* Data block
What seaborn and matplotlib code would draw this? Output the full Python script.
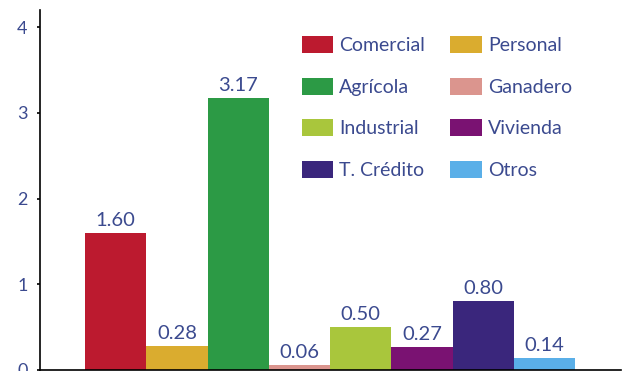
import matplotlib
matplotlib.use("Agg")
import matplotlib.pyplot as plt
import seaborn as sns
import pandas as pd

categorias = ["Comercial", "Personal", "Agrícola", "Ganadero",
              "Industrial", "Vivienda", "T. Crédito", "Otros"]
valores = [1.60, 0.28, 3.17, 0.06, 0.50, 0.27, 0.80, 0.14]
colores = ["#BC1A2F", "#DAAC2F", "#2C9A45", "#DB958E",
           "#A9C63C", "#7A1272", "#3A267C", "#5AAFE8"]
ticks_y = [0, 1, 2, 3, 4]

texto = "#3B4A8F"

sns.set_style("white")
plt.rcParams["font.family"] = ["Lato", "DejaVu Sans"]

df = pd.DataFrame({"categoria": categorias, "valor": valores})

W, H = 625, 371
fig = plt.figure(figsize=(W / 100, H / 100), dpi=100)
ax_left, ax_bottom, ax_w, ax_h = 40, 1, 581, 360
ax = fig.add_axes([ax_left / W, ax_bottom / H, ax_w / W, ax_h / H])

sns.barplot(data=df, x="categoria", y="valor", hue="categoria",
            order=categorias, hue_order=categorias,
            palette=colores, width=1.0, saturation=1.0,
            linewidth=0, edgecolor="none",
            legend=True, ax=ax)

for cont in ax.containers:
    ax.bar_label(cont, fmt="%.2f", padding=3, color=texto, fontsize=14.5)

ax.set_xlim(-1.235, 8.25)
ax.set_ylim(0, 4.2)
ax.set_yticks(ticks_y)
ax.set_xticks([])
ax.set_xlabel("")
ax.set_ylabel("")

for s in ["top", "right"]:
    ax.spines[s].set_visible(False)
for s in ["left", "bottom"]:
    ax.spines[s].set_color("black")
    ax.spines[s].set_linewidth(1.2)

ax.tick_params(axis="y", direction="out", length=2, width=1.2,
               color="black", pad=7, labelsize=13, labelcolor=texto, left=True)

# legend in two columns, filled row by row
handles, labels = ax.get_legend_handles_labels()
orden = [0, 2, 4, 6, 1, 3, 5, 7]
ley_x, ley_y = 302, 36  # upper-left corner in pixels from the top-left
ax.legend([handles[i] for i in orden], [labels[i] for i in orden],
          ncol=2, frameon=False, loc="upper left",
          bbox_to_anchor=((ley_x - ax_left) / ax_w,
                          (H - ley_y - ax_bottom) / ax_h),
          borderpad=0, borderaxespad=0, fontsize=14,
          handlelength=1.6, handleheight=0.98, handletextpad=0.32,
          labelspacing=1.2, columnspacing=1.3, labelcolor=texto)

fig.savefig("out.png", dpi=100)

* Task goal
Report the number of lines containing the string "seaborn" and add nothing to it.

* Worked answer
2